TASK => Starting at the first line of the listing below, repeat each line exactly until the line containing "0.002, 0.002, 0.002]", which you include. Leave out pictures.

DATA SECTION =>
....................
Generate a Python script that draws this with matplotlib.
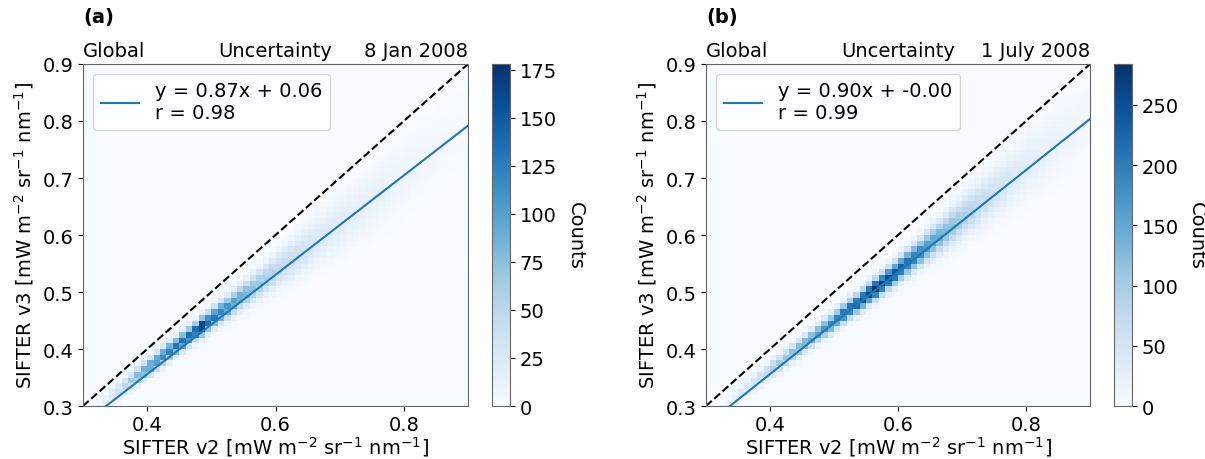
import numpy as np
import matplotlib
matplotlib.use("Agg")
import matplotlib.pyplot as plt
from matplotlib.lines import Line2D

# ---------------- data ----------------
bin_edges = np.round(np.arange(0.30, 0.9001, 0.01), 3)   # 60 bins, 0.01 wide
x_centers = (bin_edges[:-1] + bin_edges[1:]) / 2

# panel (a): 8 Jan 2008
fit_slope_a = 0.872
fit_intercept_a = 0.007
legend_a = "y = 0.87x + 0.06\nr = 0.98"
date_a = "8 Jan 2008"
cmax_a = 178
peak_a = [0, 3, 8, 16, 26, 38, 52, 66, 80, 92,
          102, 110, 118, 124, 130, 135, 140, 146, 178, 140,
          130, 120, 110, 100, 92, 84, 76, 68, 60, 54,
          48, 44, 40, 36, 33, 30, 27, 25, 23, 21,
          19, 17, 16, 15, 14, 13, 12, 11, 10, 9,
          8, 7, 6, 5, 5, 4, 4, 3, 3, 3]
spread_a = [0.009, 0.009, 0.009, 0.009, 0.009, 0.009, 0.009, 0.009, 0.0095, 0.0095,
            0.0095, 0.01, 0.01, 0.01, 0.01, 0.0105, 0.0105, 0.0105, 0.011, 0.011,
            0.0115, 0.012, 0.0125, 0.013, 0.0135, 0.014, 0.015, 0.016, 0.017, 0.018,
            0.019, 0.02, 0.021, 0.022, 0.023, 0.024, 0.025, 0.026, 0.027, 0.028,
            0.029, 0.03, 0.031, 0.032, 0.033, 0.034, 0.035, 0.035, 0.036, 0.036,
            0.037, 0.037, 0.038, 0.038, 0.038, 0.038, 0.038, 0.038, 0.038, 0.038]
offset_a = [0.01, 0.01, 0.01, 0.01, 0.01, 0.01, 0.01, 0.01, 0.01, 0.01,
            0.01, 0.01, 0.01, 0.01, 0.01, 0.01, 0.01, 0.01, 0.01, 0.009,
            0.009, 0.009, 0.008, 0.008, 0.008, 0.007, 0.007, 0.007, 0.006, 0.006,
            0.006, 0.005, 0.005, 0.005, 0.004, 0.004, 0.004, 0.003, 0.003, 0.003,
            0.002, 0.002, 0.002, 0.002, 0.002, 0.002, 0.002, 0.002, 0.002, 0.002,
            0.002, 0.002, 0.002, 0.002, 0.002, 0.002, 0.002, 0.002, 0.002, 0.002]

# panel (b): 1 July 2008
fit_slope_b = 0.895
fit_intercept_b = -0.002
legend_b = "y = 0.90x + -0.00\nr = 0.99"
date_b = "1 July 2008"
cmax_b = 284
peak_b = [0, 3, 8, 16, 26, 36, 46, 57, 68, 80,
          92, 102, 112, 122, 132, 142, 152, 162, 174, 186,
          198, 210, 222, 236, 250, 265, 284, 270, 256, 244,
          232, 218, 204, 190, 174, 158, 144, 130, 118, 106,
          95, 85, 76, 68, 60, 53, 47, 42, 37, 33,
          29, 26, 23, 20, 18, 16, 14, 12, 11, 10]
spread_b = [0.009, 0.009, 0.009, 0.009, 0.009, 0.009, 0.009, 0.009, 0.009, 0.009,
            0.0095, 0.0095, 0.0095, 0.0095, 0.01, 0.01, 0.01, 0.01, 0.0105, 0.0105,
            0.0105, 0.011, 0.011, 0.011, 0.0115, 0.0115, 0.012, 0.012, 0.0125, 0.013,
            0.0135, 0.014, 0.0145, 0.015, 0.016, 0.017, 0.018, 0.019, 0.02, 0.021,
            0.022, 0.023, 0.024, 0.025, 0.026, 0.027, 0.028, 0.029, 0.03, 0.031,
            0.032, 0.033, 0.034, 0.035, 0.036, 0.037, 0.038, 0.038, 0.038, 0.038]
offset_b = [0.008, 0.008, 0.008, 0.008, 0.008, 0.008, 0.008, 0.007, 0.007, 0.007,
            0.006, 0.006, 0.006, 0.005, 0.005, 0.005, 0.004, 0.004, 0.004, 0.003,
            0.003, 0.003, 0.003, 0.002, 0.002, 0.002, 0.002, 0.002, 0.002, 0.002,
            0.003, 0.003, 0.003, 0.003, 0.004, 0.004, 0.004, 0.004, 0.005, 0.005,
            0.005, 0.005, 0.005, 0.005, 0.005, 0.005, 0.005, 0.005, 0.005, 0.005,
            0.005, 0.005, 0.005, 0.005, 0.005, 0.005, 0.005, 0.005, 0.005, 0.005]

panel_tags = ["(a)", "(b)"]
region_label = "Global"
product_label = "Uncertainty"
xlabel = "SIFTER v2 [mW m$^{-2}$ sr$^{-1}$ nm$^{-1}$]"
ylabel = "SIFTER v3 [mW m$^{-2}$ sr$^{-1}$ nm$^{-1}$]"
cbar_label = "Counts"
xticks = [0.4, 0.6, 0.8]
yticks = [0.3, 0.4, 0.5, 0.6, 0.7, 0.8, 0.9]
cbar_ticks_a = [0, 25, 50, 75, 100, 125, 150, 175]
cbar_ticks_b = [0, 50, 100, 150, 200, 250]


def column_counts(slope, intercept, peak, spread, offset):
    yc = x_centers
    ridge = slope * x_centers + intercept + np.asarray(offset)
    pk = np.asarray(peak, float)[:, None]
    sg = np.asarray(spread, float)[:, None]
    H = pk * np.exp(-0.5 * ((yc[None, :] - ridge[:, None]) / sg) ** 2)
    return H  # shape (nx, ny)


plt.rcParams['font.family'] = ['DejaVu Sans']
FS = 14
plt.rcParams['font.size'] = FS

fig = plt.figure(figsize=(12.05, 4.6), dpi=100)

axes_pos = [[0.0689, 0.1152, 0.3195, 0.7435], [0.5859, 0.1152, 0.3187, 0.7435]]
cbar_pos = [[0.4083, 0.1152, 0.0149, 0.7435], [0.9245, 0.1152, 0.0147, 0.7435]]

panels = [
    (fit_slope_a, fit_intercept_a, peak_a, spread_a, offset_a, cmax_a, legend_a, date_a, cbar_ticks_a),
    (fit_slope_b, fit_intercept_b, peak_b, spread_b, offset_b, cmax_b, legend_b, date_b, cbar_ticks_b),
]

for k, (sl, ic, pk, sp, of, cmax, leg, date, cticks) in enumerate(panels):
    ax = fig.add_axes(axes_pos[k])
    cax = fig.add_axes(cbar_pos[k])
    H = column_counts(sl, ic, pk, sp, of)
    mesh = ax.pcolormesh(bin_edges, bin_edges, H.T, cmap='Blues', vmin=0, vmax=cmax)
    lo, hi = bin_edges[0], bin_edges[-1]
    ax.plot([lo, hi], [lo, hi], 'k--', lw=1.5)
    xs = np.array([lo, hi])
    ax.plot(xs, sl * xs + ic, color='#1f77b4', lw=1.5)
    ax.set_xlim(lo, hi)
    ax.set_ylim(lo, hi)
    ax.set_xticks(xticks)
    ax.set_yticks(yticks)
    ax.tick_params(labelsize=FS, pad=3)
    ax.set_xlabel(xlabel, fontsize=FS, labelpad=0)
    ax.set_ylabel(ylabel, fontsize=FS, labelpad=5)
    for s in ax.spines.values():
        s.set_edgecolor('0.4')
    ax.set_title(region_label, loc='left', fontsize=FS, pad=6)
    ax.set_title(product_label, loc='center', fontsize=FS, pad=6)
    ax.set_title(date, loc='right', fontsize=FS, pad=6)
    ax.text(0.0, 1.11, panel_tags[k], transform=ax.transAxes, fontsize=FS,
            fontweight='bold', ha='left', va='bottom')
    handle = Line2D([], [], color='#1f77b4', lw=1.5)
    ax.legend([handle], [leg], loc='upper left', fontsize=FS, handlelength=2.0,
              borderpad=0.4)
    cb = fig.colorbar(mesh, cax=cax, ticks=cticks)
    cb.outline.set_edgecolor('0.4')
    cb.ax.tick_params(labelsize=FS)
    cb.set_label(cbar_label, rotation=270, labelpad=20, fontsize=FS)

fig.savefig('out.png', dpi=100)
....................
EXERCISE SOLUTION =>
Generate a Python script that draws this with matplotlib.
import numpy as np
import matplotlib
matplotlib.use("Agg")
import matplotlib.pyplot as plt
from matplotlib.lines import Line2D

# ---------------- data ----------------
bin_edges = np.round(np.arange(0.30, 0.9001, 0.01), 3)   # 60 bins, 0.01 wide
x_centers = (bin_edges[:-1] + bin_edges[1:]) / 2

# panel (a): 8 Jan 2008
fit_slope_a = 0.872
fit_intercept_a = 0.007
legend_a = "y = 0.87x + 0.06\nr = 0.98"
date_a = "8 Jan 2008"
cmax_a = 178
peak_a = [0, 3, 8, 16, 26, 38, 52, 66, 80, 92,
          102, 110, 118, 124, 130, 135, 140, 146, 178, 140,
          130, 120, 110, 100, 92, 84, 76, 68, 60, 54,
          48, 44, 40, 36, 33, 30, 27, 25, 23, 21,
          19, 17, 16, 15, 14, 13, 12, 11, 10, 9,
          8, 7, 6, 5, 5, 4, 4, 3, 3, 3]
spread_a = [0.009, 0.009, 0.009, 0.009, 0.009, 0.009, 0.009, 0.009, 0.0095, 0.0095,
            0.0095, 0.01, 0.01, 0.01, 0.01, 0.0105, 0.0105, 0.0105, 0.011, 0.011,
            0.0115, 0.012, 0.0125, 0.013, 0.0135, 0.014, 0.015, 0.016, 0.017, 0.018,
            0.019, 0.02, 0.021, 0.022, 0.023, 0.024, 0.025, 0.026, 0.027, 0.028,
            0.029, 0.03, 0.031, 0.032, 0.033, 0.034, 0.035, 0.035, 0.036, 0.036,
            0.037, 0.037, 0.038, 0.038, 0.038, 0.038, 0.038, 0.038, 0.038, 0.038]
offset_a = [0.01, 0.01, 0.01, 0.01, 0.01, 0.01, 0.01, 0.01, 0.01, 0.01,
            0.01, 0.01, 0.01, 0.01, 0.01, 0.01, 0.01, 0.01, 0.01, 0.009,
            0.009, 0.009, 0.008, 0.008, 0.008, 0.007, 0.007, 0.007, 0.006, 0.006,
            0.006, 0.005, 0.005, 0.005, 0.004, 0.004, 0.004, 0.003, 0.003, 0.003,
            0.002, 0.002, 0.002, 0.002, 0.002, 0.002, 0.002, 0.002, 0.002, 0.002,
            0.002, 0.002, 0.002, 0.002, 0.002, 0.002, 0.002, 0.002, 0.002, 0.002]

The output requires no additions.